Big News! But nobody cares.

If there's one thing to convince me that the world is drowning in triviality, it's the BBC "most read" stories page, where a news story, no matter how important, is beaten to the #1 slot by the latest celeb tidbit.

Why are we drowning ourselves with triviality and happy to be on the road to general ignorance and destruction as long as we have a copy of HEAT to read on the way? (For further evidence of this, see the new BBC series "Help! My Dog's as Fat as Me", starting at 8.30 tonight).

So do you think something important is happening, and nobody seems to notice? Or care? Post them here and tell us why they're important. Here's mine:



"The earth is the Lord's and everything in it", or why left wing Chinese athestic academics have a greater sense of economic justice than us.
You may not have noticed, but on Friday China enacted a law that underpins much of our life here and is a giant leap for the biggest nation on earth. That's right kids, China has passed it's first law to cover an individual's right to own assets, namely property. So people can now point to their house and say "oi, it's mine", rather than "I'm just occupying something that belongs to the people".

Great, we may say - a fundamental right. Yeah this is progress on the road to a western capitalist vision of 'development', but I'm slightly uneasy with our concept that the only type of development is economic development. Dare I say that this is a step away from a biblical, dare I go further and say Christian, sense of progress? What of the year of Jubilee? Where all property was retaken and distributed among the poeple agian. We would be horrified at that "communist" thought, but aren't we meant to hold on to our posessions lightly as they are not ours, but are gifts, which we are stewards of?

No, we envy and covet that dream house that can be OURS and slave to get the deposit and nobody is taking it from us.



And we know all too well what we reap through this, living in London, where property is the single greatest cause of economic disparity between the haves and the have not's.

On Tuesday the Bank of England admitted that they kept interest rates down artificially low over the last decade to 'increase prosperity' by making it easier to borrow (and thus spend) cheap money. It worked, people borrowed and spent, not merely on credit cards (which spawned another family of reality TV shows - "Help! I suck at managing my debt") , but mostly on mortgages, doubling property costs and increasing the amount of personal debt in this country to £1.25trn.

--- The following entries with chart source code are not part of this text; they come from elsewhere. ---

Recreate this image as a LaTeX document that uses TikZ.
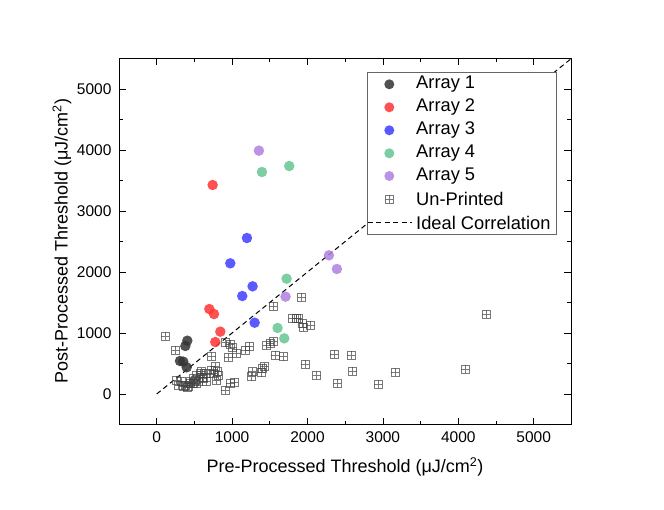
\documentclass[tikz,border=0pt]{standalone}
\usepackage{fontspec}
\setmainfont{Liberation Sans}
\begin{document}
\begin{tikzpicture}[x=1pt,y=1pt,
  dot/.style={circle,fill=#1,minimum size=10.5pt,inner sep=0,fill opacity=0.85,draw=none},
  usq/.style={draw=black!75,draw opacity=0.7,line width=0.5pt,minimum size=8pt,inner sep=0,
    path picture={\draw[black!75,line width=0.5pt] (path picture bounding box.north)--(path picture bounding box.south)
      (path picture bounding box.west)--(path picture bounding box.east);}},
  tick/.style={line width=0.6pt},
  lbl/.style={font=\fontsize{15.5}{15.5}\selectfont},
  ideal/.style={line width=1pt,dash pattern=on 5pt off 3.5pt}]
\definecolor{c1}{HTML}{333333}
\definecolor{c2}{HTML}{FF3333}
\definecolor{c3}{HTML}{3D3DFF}
\definecolor{c4}{HTML}{66C593}
\definecolor{c5}{HTML}{B07FE0}
\useasboundingbox (0,0) rectangle (664,509);
\begin{scope}[shift={(156.7,115)},x=0.0754pt,y=0.0610pt]
  \clip (-500,-500) rectangle (5500,5500);
  \draw[ideal] (0,0) -- (5500,5500);
\end{scope}
\begin{scope}[shift={(156.7,115)},x=0.0754pt,y=0.0610pt]
  \foreach \a/\b [count=\i] in {110/951,252/721,1921/1585,1541/1443,1798/1235,1855/1246,1880/1240,1935/1158,1939/1093,2041/1126,4373/1311,1546/858,1506/831,1458/803,1568/639,1678/612,1970/492,2120/306,2354/650,2580/634,2597/377,2398/175,2937/164,3163/355,4095/410,729/623,945/601,914/841,971/820,1007/765,1060/667,1170/721,1223/787,1422/448,1396/421,1383/350,1259/284,1267/366,1025/191,971/175,905/66,773/448,804/366,795/229,654/202,265/230,291/148,353/120,420/131,450/202,508/229,530/311,574/339,618/257,662/339,729/393,442/175,486/175,552/202,406/109,597/366,530/175,331/202,751/339,817/311,600/280,480/260,380/150}
    \node[usq] (u\i) at (\a,\b) {};
  \foreach \a/\b [count=\i] in {406/874,380/787,309/541,353/530,398/437}
    \node[dot=c1] (a\i) at (\a,\b) {};
  \foreach \a/\b [count=\i] in {742/3426,698/1393,760/1311,844/1022,777/852}
    \node[dot=c2] (b\i) at (\a,\b) {};
  \foreach \a/\b [count=\i] in {1197/2557,976/2142,1272/1765,1135/1606,1299/1169}
    \node[dot=c3] (c\i) at (\a,\b) {};
  \foreach \a/\b [count=\i] in {1396/3639,1758/3737,1723/1890,1603/1082,1692/912}
    \node[dot=c4] (d\i) at (\a,\b) {};
  \foreach \a/\b [count=\i] in {1356/3989,2284/2273,2390/2049,1709/1596}
    \node[dot=c5] (e\i) at (\a,\b) {};
  \draw[line width=0.9pt] (-500,-500) rectangle (5500,5500);
  \foreach \t in {0,1000,...,5000} {
    \draw[tick] (\t,-500) -- ++(0,7pt) (\t,5500) -- ++(0,-7pt);
    \draw[tick] (-500,\t) -- ++(7pt,0) (5500,\t) -- ++(-7pt,0);
    \node[lbl,anchor=north] (xt\t) at (\t,-500) [yshift=-4pt] {\t};
    \node[lbl,anchor=east] (yt\t) at (-500,\t) [xshift=-4pt] {\t};
  }
  \foreach \t in {500,1500,...,5000} {
    \draw[tick] (\t,-500) -- ++(0,4pt) (\t,5500) -- ++(0,-4pt);
    \draw[tick] (-500,\t) -- ++(4pt,0) (5500,\t) -- ++(-4pt,0);
  }
\end{scope}
\node[draw=black!60,line width=0.7pt,fill=white,minimum width=189pt,minimum height=162.3pt,anchor=north west,inner sep=0] (leg) at (366.7,437.3) {};
\foreach \c/\t/\yy [count=\i] in {c1/Array 1/84.3,c2/Array 2/107.3,c3/Array 3/130.3,c4/Array 4/153.3,c5/Array 5/176} {
  \node[dot=\c,minimum size=10pt] (lm\i) at (389.3,509-\yy) {};
  \node[anchor=west,font=\fontsize{18.3}{18.3}\selectfont,inner sep=0] (lt\i) at (416,509-\yy) {\t};
}
\node[usq] (lm6) at (389.3,509-199.3) {};
\node[anchor=west,font=\fontsize{18.3}{18.3}\selectfont,inner sep=0] (lt6) at (416,509-199.3) {Un-Printed};
\coordinate (ld1) at (367.5,509-222.7);
\coordinate (ld2) at (411.7,509-222.7);
\draw[ideal] (ld1) -- (ld2);
\node[anchor=west,font=\fontsize{18.3}{18.3}\selectfont,inner sep=0] (lt7) at (416,509-222.7) {Ideal Correlation};
\node[font=\fontsize{18}{18}\selectfont] (xlab) at (345,509-467) {Pre-Processed Threshold (μJ/cm\textsuperscript{2})};
\node[font=\fontsize{18}{18}\selectfont,rotate=90] (ylab) at (62,509-241) {Post-Processed Threshold (μJ/cm\textsuperscript{2})};
\end{tikzpicture}
\end{document}
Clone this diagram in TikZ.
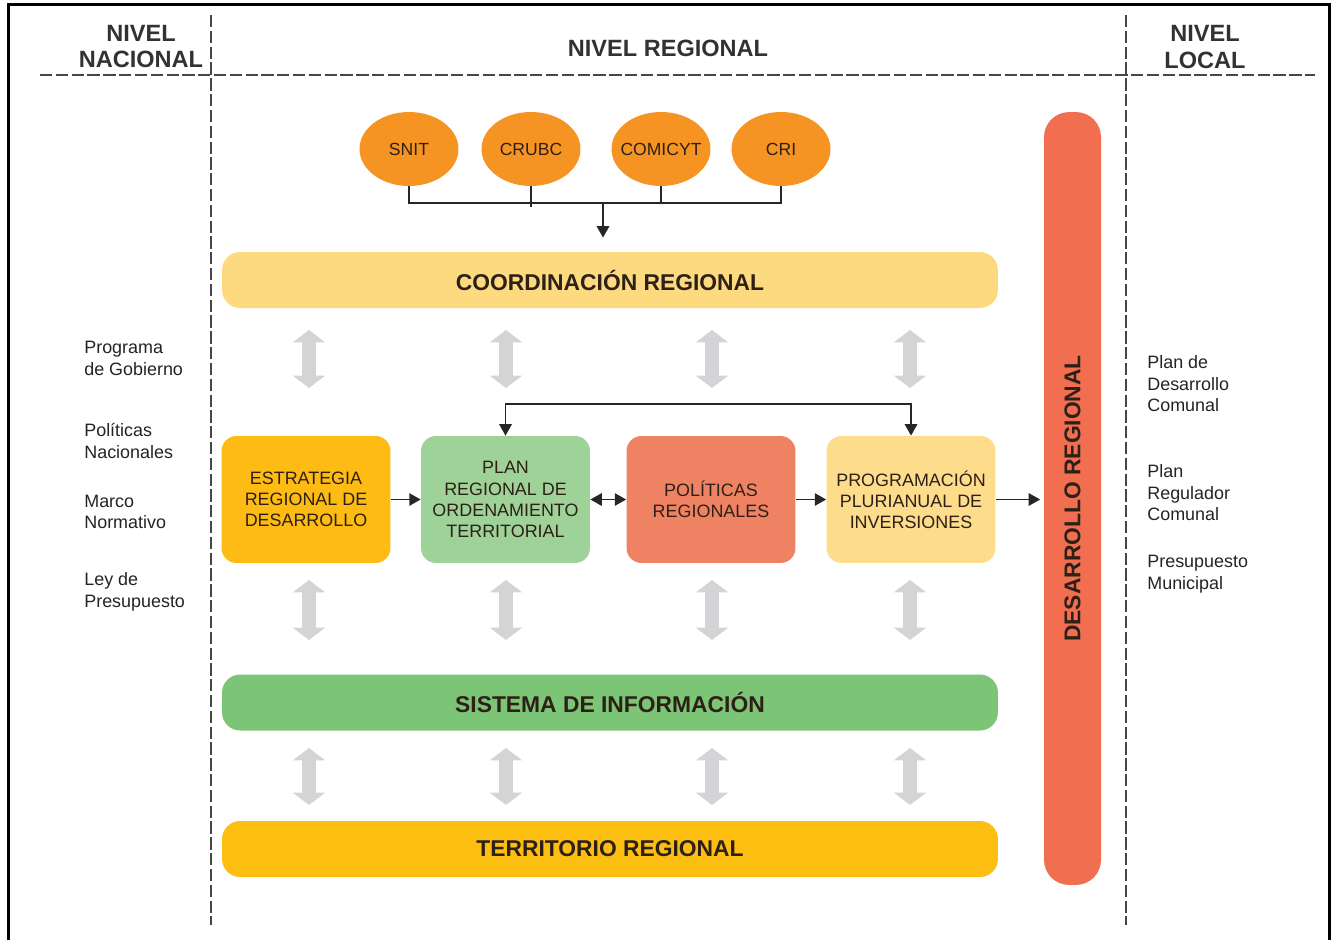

But think about it. Do rising property prices in economic terms mean increased prosperity? Not really. I think it means only one thing - capital transfer from those who don't have property (and are thus borrowing obsene amounts) to pay to who? - Those who do have property. So have we achieved increased prosperity for the country? No, we've achieved mass capital transfers from the poorer to the richer. Great.



But back to China.
Who is protesting this move from a shared sense of property ownership to private? Professor Gong Xiantian from Peking University Law School. He actually derailed this law from being passed last year through pointing out that not only did this law oppose the basic tenants of socialism (which are remarkably similar to the ideals of the early church, were property is shared among the community) but also the Chinese consitiution. But his main point I think would have gained quite a lot of traction with JC and treasures on earth. This law only protects the assets of a small minority of rich people, while the poor essentially have nothing worth protecting.

So the rich can get richer while the poor, well, stuff the poor. This is 'development', and if the poor are not capable of dragging themselves up the economic ladder then they deserve their lot.


Our economic assumptions rob us of the riches of God's kingdom, and sometimes you only see that through the protests of a Socialist, atheist Chinese Academic.
I agree with most of what you're saying on this Kami. I say most because there are a few things you write about that I have very little knowledge about so I'm going to sit on the fence for those.

China has also recently begun a slow (but forseeably steady and powerful) move towards the renewable market, and this 'ownership law' that has just come in may aid the poorer population in the future if things like sustainable farming and energy efficient housing are made widely (and cheaply) available to them.